Stated goal: Give again, word for word, each line from the top of the listing through the line that holds "width=117pt,minimum height=55pt] (sx3)".
>> Begin
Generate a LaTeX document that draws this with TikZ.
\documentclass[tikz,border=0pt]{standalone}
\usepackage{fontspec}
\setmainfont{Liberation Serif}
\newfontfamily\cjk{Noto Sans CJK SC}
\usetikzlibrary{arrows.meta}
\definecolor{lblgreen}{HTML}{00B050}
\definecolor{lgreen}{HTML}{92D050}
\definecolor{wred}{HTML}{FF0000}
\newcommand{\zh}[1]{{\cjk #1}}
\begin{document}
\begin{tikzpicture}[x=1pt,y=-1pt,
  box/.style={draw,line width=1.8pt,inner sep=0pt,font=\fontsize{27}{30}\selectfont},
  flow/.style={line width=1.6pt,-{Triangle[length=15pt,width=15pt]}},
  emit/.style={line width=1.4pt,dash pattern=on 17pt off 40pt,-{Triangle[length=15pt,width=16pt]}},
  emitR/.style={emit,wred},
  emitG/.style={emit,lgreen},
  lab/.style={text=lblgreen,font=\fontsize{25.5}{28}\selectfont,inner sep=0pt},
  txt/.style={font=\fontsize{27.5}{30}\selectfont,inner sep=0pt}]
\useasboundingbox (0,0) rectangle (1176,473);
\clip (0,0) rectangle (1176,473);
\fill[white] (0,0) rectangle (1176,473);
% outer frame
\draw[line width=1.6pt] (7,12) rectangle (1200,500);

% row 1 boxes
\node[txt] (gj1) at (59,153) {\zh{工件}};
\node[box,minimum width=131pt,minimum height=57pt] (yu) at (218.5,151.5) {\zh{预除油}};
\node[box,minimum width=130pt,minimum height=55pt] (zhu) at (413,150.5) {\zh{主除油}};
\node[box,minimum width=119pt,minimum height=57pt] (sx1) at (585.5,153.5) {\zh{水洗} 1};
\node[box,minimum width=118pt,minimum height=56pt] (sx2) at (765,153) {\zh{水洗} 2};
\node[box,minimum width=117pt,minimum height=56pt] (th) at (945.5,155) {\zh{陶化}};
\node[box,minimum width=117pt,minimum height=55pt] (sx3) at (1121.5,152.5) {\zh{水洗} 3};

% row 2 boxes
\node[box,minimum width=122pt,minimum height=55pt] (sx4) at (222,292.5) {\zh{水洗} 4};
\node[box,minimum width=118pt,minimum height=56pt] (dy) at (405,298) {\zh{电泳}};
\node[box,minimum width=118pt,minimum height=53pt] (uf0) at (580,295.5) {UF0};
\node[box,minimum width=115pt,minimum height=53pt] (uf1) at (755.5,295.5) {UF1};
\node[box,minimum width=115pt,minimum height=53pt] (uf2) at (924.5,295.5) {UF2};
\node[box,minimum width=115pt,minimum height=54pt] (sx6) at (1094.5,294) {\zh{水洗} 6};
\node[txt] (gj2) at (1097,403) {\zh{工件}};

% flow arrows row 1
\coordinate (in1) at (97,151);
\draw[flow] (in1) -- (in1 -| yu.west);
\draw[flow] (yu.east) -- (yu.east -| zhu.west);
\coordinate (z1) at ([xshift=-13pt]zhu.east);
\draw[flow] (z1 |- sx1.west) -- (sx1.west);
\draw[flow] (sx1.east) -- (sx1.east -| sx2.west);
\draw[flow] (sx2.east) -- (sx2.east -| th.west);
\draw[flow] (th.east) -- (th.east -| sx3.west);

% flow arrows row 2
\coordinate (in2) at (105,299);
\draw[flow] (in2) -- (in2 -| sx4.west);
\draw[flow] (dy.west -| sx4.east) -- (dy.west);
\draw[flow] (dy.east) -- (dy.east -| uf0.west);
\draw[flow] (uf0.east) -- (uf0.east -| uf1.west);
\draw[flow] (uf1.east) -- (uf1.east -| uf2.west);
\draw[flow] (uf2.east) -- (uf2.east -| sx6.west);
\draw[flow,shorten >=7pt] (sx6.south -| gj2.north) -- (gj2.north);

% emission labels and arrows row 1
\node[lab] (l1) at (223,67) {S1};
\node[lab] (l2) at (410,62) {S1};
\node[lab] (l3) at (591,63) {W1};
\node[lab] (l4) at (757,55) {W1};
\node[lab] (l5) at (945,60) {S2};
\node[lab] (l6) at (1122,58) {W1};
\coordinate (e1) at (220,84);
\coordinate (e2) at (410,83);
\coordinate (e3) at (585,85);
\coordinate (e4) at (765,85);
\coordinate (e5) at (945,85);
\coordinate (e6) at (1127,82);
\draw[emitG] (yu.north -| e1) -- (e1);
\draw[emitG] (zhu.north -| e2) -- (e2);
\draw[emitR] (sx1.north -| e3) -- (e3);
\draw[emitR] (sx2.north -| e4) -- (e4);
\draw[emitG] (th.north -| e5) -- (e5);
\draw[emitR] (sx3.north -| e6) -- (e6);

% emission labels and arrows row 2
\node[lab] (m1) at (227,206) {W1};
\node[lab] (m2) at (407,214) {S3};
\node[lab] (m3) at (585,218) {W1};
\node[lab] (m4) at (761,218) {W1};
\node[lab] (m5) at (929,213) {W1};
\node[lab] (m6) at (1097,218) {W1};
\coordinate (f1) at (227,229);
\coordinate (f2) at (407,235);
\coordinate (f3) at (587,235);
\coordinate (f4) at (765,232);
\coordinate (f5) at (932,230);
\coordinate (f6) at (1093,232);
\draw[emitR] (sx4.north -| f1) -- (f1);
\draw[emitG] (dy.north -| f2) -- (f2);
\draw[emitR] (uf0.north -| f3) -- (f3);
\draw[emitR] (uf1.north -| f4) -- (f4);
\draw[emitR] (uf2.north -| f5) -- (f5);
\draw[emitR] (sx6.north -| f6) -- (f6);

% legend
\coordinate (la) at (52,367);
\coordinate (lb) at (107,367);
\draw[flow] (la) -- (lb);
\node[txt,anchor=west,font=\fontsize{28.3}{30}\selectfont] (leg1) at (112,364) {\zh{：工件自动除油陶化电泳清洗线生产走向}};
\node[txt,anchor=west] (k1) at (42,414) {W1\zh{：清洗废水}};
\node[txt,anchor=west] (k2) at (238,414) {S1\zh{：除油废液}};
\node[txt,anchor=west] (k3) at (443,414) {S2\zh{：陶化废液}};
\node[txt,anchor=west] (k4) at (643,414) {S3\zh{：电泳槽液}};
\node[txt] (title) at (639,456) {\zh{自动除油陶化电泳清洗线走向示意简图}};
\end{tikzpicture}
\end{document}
>> End
Task output:
Generate a LaTeX document that draws this with TikZ.
\documentclass[tikz,border=0pt]{standalone}
\usepackage{fontspec}
\setmainfont{Liberation Serif}
\newfontfamily\cjk{Noto Sans CJK SC}
\usetikzlibrary{arrows.meta}
\definecolor{lblgreen}{HTML}{00B050}
\definecolor{lgreen}{HTML}{92D050}
\definecolor{wred}{HTML}{FF0000}
\newcommand{\zh}[1]{{\cjk #1}}
\begin{document}
\begin{tikzpicture}[x=1pt,y=-1pt,
  box/.style={draw,line width=1.8pt,inner sep=0pt,font=\fontsize{27}{30}\selectfont},
  flow/.style={line width=1.6pt,-{Triangle[length=15pt,width=15pt]}},
  emit/.style={line width=1.4pt,dash pattern=on 17pt off 40pt,-{Triangle[length=15pt,width=16pt]}},
  emitR/.style={emit,wred},
  emitG/.style={emit,lgreen},
  lab/.style={text=lblgreen,font=\fontsize{25.5}{28}\selectfont,inner sep=0pt},
  txt/.style={font=\fontsize{27.5}{30}\selectfont,inner sep=0pt}]
\useasboundingbox (0,0) rectangle (1176,473);
\clip (0,0) rectangle (1176,473);
\fill[white] (0,0) rectangle (1176,473);
% outer frame
\draw[line width=1.6pt] (7,12) rectangle (1200,500);

% row 1 boxes
\node[txt] (gj1) at (59,153) {\zh{工件}};
\node[box,minimum width=131pt,minimum height=57pt] (yu) at (218.5,151.5) {\zh{预除油}};
\node[box,minimum width=130pt,minimum height=55pt] (zhu) at (413,150.5) {\zh{主除油}};
\node[box,minimum width=119pt,minimum height=57pt] (sx1) at (585.5,153.5) {\zh{水洗} 1};
\node[box,minimum width=118pt,minimum height=56pt] (sx2) at (765,153) {\zh{水洗} 2};
\node[box,minimum width=117pt,minimum height=56pt] (th) at (945.5,155) {\zh{陶化}};
\node[box,minimum width=117pt,minimum height=55pt] (sx3) at (1121.5,152.5) {\zh{水洗} 3};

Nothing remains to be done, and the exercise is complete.